DATASET EXCERPT ->

-------

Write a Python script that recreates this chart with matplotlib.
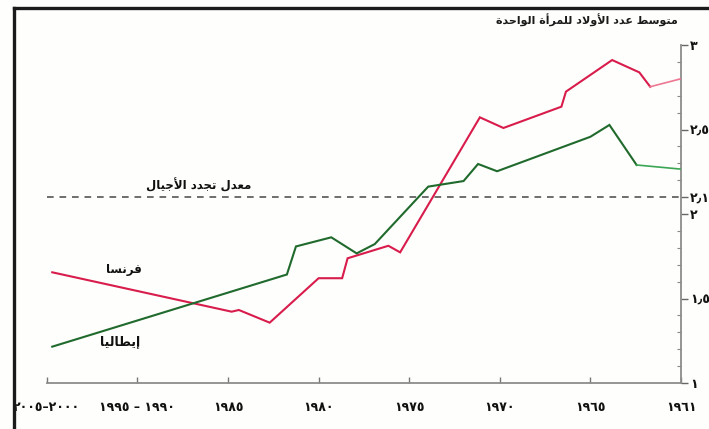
import matplotlib
matplotlib.use("Agg")
import matplotlib.pyplot as plt
from matplotlib.lines import Line2D
from matplotlib.ticker import FixedLocator, MultipleLocator

# ---------------------------------------------------------------------------
# Data: average number of children per woman (France / Italy)
# ---------------------------------------------------------------------------
tick_years = [1960, 1965, 1970, 1975, 1980, 1985, 1990, 1995]
tick_labels = ["١٩٦١", "١٩٦٥", "١٩٧٠", "١٩٧٥", "١٩٨٠", "١٩٨٥",
               "١٩٩٥ – ١٩٩٠", "٢٠٠٥–٢٠٠٠"]

france_years = [1994.7, 1984.8, 1984.4, 1982.7, 1980.0, 1978.7, 1978.4,
                1976.15, 1975.5, 1971.1, 1969.8, 1966.6, 1966.35, 1963.8,
                1962.3, 1961.7, 1960.05]
france_values = [1.655, 1.422, 1.432, 1.357, 1.620, 1.620, 1.738,
                 1.812, 1.773, 2.572, 2.509, 2.635, 2.724, 2.911,
                 2.838, 2.753, 2.799]

italy_years = [1994.7, 1981.75, 1981.25, 1979.3, 1977.9, 1976.9, 1973.95,
               1972.0, 1971.2, 1970.15, 1965.0, 1963.95, 1962.45, 1960.05]
italy_values = [1.215, 1.642, 1.808, 1.862, 1.767, 1.822, 2.162,
                2.195, 2.296, 2.253, 2.457, 2.527, 2.290, 2.266]

replacement_rate = 2.1
y_ticks = [1, 1.5, 2, 2.1, 2.5, 3]
y_labels = ["١", "١٫٥", "٢", "٢٫١", "٢٫٥", "٣"]

title = "متوسط عدد الأولاد للمرأة الواحدة"
rate_label = "معدل تجدد الأجيال"
france_label = "فرنسا"
italy_label = "إيطاليا"

# ---------------------------------------------------------------------------
# Minimal Arabic shaping (contextual forms + lam-alef) for left-to-right
# text rendering.
# ---------------------------------------------------------------------------
_FORMS = {
    "ا": (0xFE8D, 2), "أ": (0xFE83, 2), "إ": (0xFE87, 2), "آ": (0xFE81, 2),
    "ب": (0xFE8F, 4), "ة": (0xFE93, 2), "ت": (0xFE95, 4), "ث": (0xFE99, 4),
    "ج": (0xFE9D, 4), "ح": (0xFEA1, 4), "خ": (0xFEA5, 4), "د": (0xFEA9, 2),
    "ذ": (0xFEAB, 2), "ر": (0xFEAD, 2), "ز": (0xFEAF, 2), "س": (0xFEB1, 4),
    "ش": (0xFEB5, 4), "ص": (0xFEB9, 4), "ض": (0xFEBD, 4), "ط": (0xFEC1, 4),
    "ظ": (0xFEC5, 4), "ع": (0xFEC9, 4), "غ": (0xFECD, 4), "ف": (0xFED1, 4),
    "ق": (0xFED5, 4), "ك": (0xFED9, 4), "ل": (0xFEDD, 4), "م": (0xFEE1, 4),
    "ن": (0xFEE5, 4), "ه": (0xFEE9, 4), "و": (0xFEED, 2), "ى": (0xFEEF, 2),
    "ي": (0xFEF1, 4),
}
_LAM_ALEF = {"ا": 0xFEFB, "أ": 0xFEF7, "إ": 0xFEF9, "آ": 0xFEF5}


def _dual(ch):
    return ch in _FORMS and _FORMS[ch][1] == 4


def shape_arabic(text):
    out = []
    i = 0
    n = len(text)
    while i < n:
        ch = text[i]
        if ch not in _FORMS:
            out.append(ch)
            i += 1
            continue
        prev = text[i - 1] if i > 0 else ""
        joins_prev = _dual(prev)
        if ch == "ل" and i + 1 < n and text[i + 1] in _LAM_ALEF:
            base = _LAM_ALEF[text[i + 1]]
            out.append(chr(base + (1 if joins_prev else 0)))
            i += 2
            continue
        base, count = _FORMS[ch]
        nxt = text[i + 1] if i + 1 < n else ""
        joins_next = count == 4 and nxt in _FORMS
        if joins_prev and joins_next:
            form = 3
        elif joins_next:
            form = 2
        elif joins_prev:
            form = 1
        else:
            form = 0
        out.append(chr(base + form))
        i += 1
    return "".join(reversed(out))


# ---------------------------------------------------------------------------
# Figure
# ---------------------------------------------------------------------------
W, H = 709, 429
fig = plt.figure(figsize=(W / 100, H / 100), dpi=100)
fig.patch.set_facecolor("#fefefc")

left_px, right_px, top_px, bottom_px = 46.8, 681, 45, 383
ax = fig.add_axes([left_px / W, (H - bottom_px) / H,
                   (right_px - left_px) / W, (bottom_px - top_px) / H])
ax.set_facecolor("none")
ax.set_xlim(1995, 1960)
ax.set_ylim(1, 3)

red = "#d81c4c"
red_light = "#ee7893"
green = "#1f6a2c"
green_light = "#3aa653"

ax.plot(france_years[:-1], france_values[:-1], color=red, lw=1.5,
        solid_joinstyle="miter", zorder=3)
ax.plot(france_years[-2:], france_values[-2:], color=red_light, lw=1.2,
        zorder=3)
ax.plot(italy_years[:-1], italy_values[:-1], color=green, lw=1.5,
        solid_joinstyle="miter", zorder=3)
ax.plot(italy_years[-2:], italy_values[-2:], color=green_light, lw=1.2,
        zorder=3)

ax.axhline(replacement_rate, color="#555555", lw=1.2, ls=(0, (4, 3.5)),
           zorder=2)

# spines
for side in ("top", "left"):
    ax.spines[side].set_visible(False)
for side in ("bottom", "right"):
    ax.spines[side].set_color("#8c8c8c")
    ax.spines[side].set_linewidth(1.3)

# y axis on the right
ax.yaxis.tick_right()
ax.yaxis.set_major_locator(FixedLocator(y_ticks))
ax.set_yticklabels(y_labels)
ax.yaxis.set_minor_locator(MultipleLocator(0.1))
ax.tick_params(axis="y", which="major", direction="out", length=5,
               width=1, color="#666666", pad=1.5, labelsize=9,
               labelcolor="#111111")
ax.tick_params(axis="y", which="minor", direction="in", length=3,
               width=0.8, color="#888888")
for lbl in ax.get_yticklabels():
    lbl.set_fontweight("bold")

# x axis
ax.xaxis.set_major_locator(FixedLocator(tick_years))
ax.set_xticklabels(tick_labels)
ax.tick_params(axis="x", which="major", direction="in", length=4,
               width=1, color="#777777", pad=13, labelsize=9,
               labelcolor="#111111")
for lbl in ax.get_xticklabels():
    lbl.set_fontweight("bold")

# annotations
ax.text(1986.6, replacement_rate + 0.025, shape_arabic(rate_label),
        ha="center", va="bottom", fontsize=8.5, fontweight="bold",
        color="#111111")
ax.text(1990.75, 1.669, shape_arabic(france_label), ha="center",
        va="center", fontsize=8.5, fontweight="bold", color="#111111")
ax.text(1990.95, 1.243, shape_arabic(italy_label), ha="center",
        va="center", fontsize=9, fontweight="bold", color="#111111")

fig.text(678 / W, 1 - 20 / H, shape_arabic(title), ha="right",
         va="center", fontsize=8, fontweight="bold", color="#1a1a1a")

# page frame
frame_color = "#1b1b1b"
fig.add_artist(Line2D([14 / W, 14 / W], [0, 1 - 7.5 / H],
                      transform=fig.transFigure, color=frame_color, lw=2.4))
fig.add_artist(Line2D([14 / W, 1], [1 - 7.5 / H, 1 - 7.5 / H],
                      transform=fig.transFigure, color=frame_color, lw=2.4))

fig.savefig("out.png", dpi=100, facecolor=fig.get_facecolor())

-------

WHAT YOU NEED TO DO ->
From the data above, copy each line that holds "matplotlib".

ANSWER IN FULL ->
Write a Python script that recreates this chart with matplotlib.
import matplotlib
matplotlib.use("Agg")
import matplotlib.pyplot as plt
from matplotlib.lines import Line2D
from matplotlib.ticker import FixedLocator, MultipleLocator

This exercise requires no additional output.